What needs to be done: Copy out the whole listing exactly as written, leaving the pictures behind.

Material:
* * *

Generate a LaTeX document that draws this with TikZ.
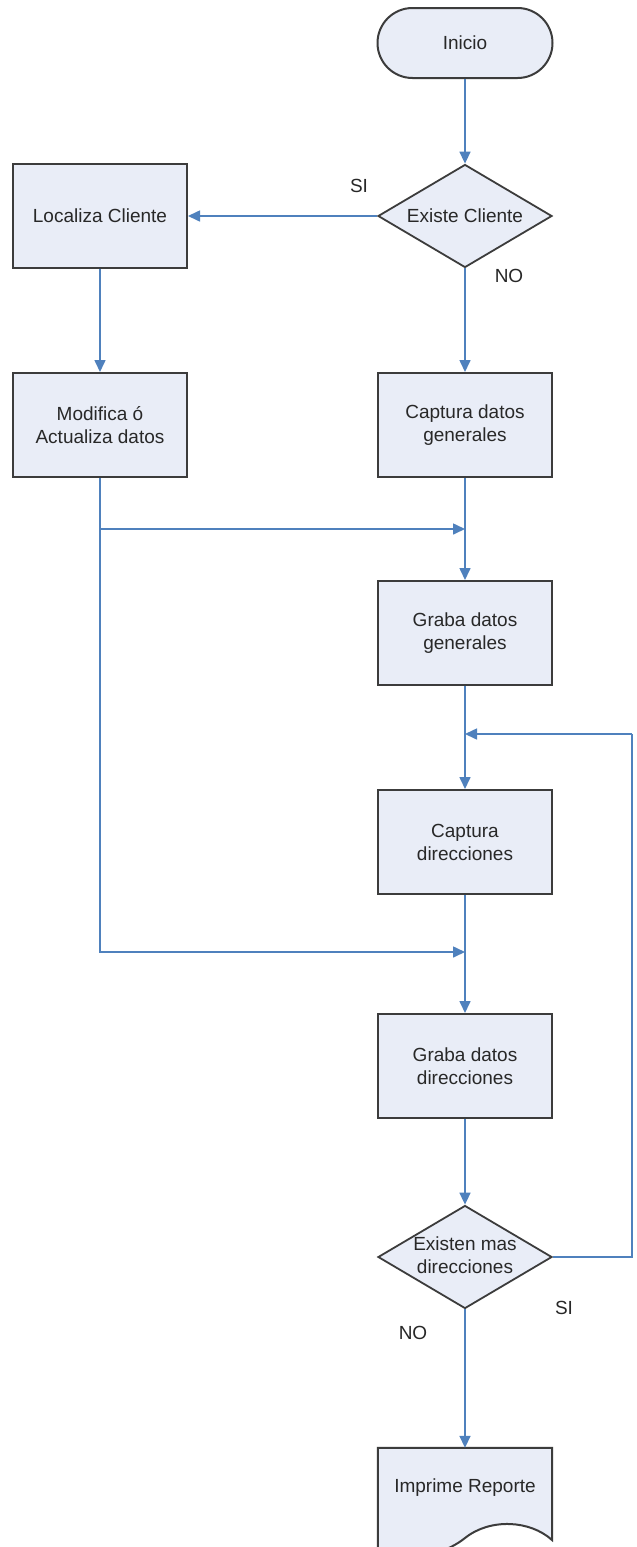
\documentclass[tikz,border=0pt]{standalone}
\usepackage{fontspec}
\setmainfont{Liberation Sans}
\usetikzlibrary{arrows.meta,shapes.geometric,shapes.misc}
\definecolor{boxfill}{RGB}{233,237,247}
\definecolor{boxline}{RGB}{60,60,60}
\definecolor{flow}{RGB}{79,129,189}
\definecolor{ink}{RGB}{40,40,40}
\tikzset{
  txt/.style={font=\fontsize{19}{23}\selectfont, text=ink, align=center},
  procbox/.style={rectangle, draw=boxline, fill=boxfill, line width=2pt,
    minimum width=174pt, minimum height=104pt, inner sep=0pt, txt},
  decision/.style={diamond, draw=boxline, fill=boxfill, line width=1.8pt,
    minimum width=174pt, minimum height=103pt, inner sep=0pt, aspect=1.7},
  terminal/.style={rounded rectangle, draw=boxline, fill=boxfill, line width=2pt,
    minimum width=175pt, minimum height=70pt, inner sep=0pt, txt},
  conn/.style={draw=flow, line width=1.6pt,
    -{Triangle[length=12pt,width=11pt]}},
  plain/.style={draw=flow, line width=1.6pt},
  tag/.style={txt}
}
\begin{document}
\begin{tikzpicture}[x=1pt,y=-1pt]
  \useasboundingbox (0,0) rectangle (637,1547);
  \fill[white] (0,0) rectangle (637,1547);

  % shapes
  \node[terminal] (inicio) at (465,43) {Inicio};
  \node[decision, label={[txt]center:Existe Cliente}] (existe) at (465,216) {};
  \node[procbox] (loc) at (100,216) {Localiza Cliente};
  \node[procbox] (mod) at (100,425) {Modifica ó\\Actualiza datos};
  \node[procbox] (capgen) at (465,425) {Captura datos\\generales};
  \node[procbox] (grabgen) at (465,633) {Graba datos\\generales};
  \node[procbox] (capdir) at (465,842) {Captura\\direcciones};
  \node[procbox] (grabdir) at (465,1066) {Graba datos\\direcciones};
  \node[decision] (masdir) at (465,1257) {};
  \node[txt] (masdirtxt) at (465,1255) {Existen mas\\direcciones};

  % report (document shape)
  \node[rectangle, minimum width=174pt, minimum height=80pt, inner sep=0pt, txt]
    (rep) at (465,1488) {};
  \filldraw[fill=boxfill, draw=boxline, line width=2pt]
    (rep.north west) -- (rep.north east) -- (552,1540)
    .. controls (530,1520) and (490,1518) .. (465,1538)
    .. controls (440,1558) and (400,1562) .. (378,1552) -- cycle;
  \node[txt] (reptxt) at (rep.center) {Imprime Reporte};

  % junction points
  \coordinate (j1) at (465,529);
  \coordinate (j2) at (465,952);
  \coordinate (j3) at (465,734);
  \coordinate (r) at (632,734);

  % connectors
  \draw[conn] (inicio.south) -- (existe.north);
  \draw[conn] (existe.west) -- (loc.east);
  \draw[conn] (existe.south) -- (capgen.north);
  \draw[conn] (loc.south) -- (mod.north);
  \draw[conn] (capgen.south) -- (grabgen.north);
  \draw[conn] (mod.south) |- (j1);
  \draw[conn] (mod.south) |- (j2);
  \draw[conn] (grabgen.south) -- (capdir.north);
  \draw[conn] (capdir.south) -- (grabdir.north);
  \draw[conn] (grabdir.south) -- (masdir.north);
  \draw[plain] (masdir.east) -| (r);
  \draw[conn] (r) -- (j3);
  \draw[conn] (masdir.south) -- (rep.north);

  % branch labels
  \node[tag] (si1) at (359,186) {SI};
  \node[tag] (no1) at (509,276) {NO};
  \node[tag] (si2) at (564,1308) {SI};
  \node[tag] (no2) at (413,1333) {NO};
\end{tikzpicture}
\end{document}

* * *

Problem solution:
Generate a LaTeX document that draws this with TikZ.
\documentclass[tikz,border=0pt]{standalone}
\usepackage{fontspec}
\setmainfont{Liberation Sans}
\usetikzlibrary{arrows.meta,shapes.geometric,shapes.misc}
\definecolor{boxfill}{RGB}{233,237,247}
\definecolor{boxline}{RGB}{60,60,60}
\definecolor{flow}{RGB}{79,129,189}
\definecolor{ink}{RGB}{40,40,40}
\tikzset{
  txt/.style={font=\fontsize{19}{23}\selectfont, text=ink, align=center},
  procbox/.style={rectangle, draw=boxline, fill=boxfill, line width=2pt,
    minimum width=174pt, minimum height=104pt, inner sep=0pt, txt},
  decision/.style={diamond, draw=boxline, fill=boxfill, line width=1.8pt,
    minimum width=174pt, minimum height=103pt, inner sep=0pt, aspect=1.7},
  terminal/.style={rounded rectangle, draw=boxline, fill=boxfill, line width=2pt,
    minimum width=175pt, minimum height=70pt, inner sep=0pt, txt},
  conn/.style={draw=flow, line width=1.6pt,
    -{Triangle[length=12pt,width=11pt]}},
  plain/.style={draw=flow, line width=1.6pt},
  tag/.style={txt}
}
\begin{document}
\begin{tikzpicture}[x=1pt,y=-1pt]
  \useasboundingbox (0,0) rectangle (637,1547);
  \fill[white] (0,0) rectangle (637,1547);

  % shapes
  \node[terminal] (inicio) at (465,43) {Inicio};
  \node[decision, label={[txt]center:Existe Cliente}] (existe) at (465,216) {};
  \node[procbox] (loc) at (100,216) {Localiza Cliente};
  \node[procbox] (mod) at (100,425) {Modifica ó\\Actualiza datos};
  \node[procbox] (capgen) at (465,425) {Captura datos\\generales};
  \node[procbox] (grabgen) at (465,633) {Graba datos\\generales};
  \node[procbox] (capdir) at (465,842) {Captura\\direcciones};
  \node[procbox] (grabdir) at (465,1066) {Graba datos\\direcciones};
  \node[decision] (masdir) at (465,1257) {};
  \node[txt] (masdirtxt) at (465,1255) {Existen mas\\direcciones};

  % report (document shape)
  \node[rectangle, minimum width=174pt, minimum height=80pt, inner sep=0pt, txt]
    (rep) at (465,1488) {};
  \filldraw[fill=boxfill, draw=boxline, line width=2pt]
    (rep.north west) -- (rep.north east) -- (552,1540)
    .. controls (530,1520) and (490,1518) .. (465,1538)
    .. controls (440,1558) and (400,1562) .. (378,1552) -- cycle;
  \node[txt] (reptxt) at (rep.center) {Imprime Reporte};

  % junction points
  \coordinate (j1) at (465,529);
  \coordinate (j2) at (465,952);
  \coordinate (j3) at (465,734);
  \coordinate (r) at (632,734);

  % connectors
  \draw[conn] (inicio.south) -- (existe.north);
  \draw[conn] (existe.west) -- (loc.east);
  \draw[conn] (existe.south) -- (capgen.north);
  \draw[conn] (loc.south) -- (mod.north);
  \draw[conn] (capgen.south) -- (grabgen.north);
  \draw[conn] (mod.south) |- (j1);
  \draw[conn] (mod.south) |- (j2);
  \draw[conn] (grabgen.south) -- (capdir.north);
  \draw[conn] (capdir.south) -- (grabdir.north);
  \draw[conn] (grabdir.south) -- (masdir.north);
  \draw[plain] (masdir.east) -| (r);
  \draw[conn] (r) -- (j3);
  \draw[conn] (masdir.south) -- (rep.north);

  % branch labels
  \node[tag] (si1) at (359,186) {SI};
  \node[tag] (no1) at (509,276) {NO};
  \node[tag] (si2) at (564,1308) {SI};
  \node[tag] (no2) at (413,1333) {NO};
\end{tikzpicture}
\end{document}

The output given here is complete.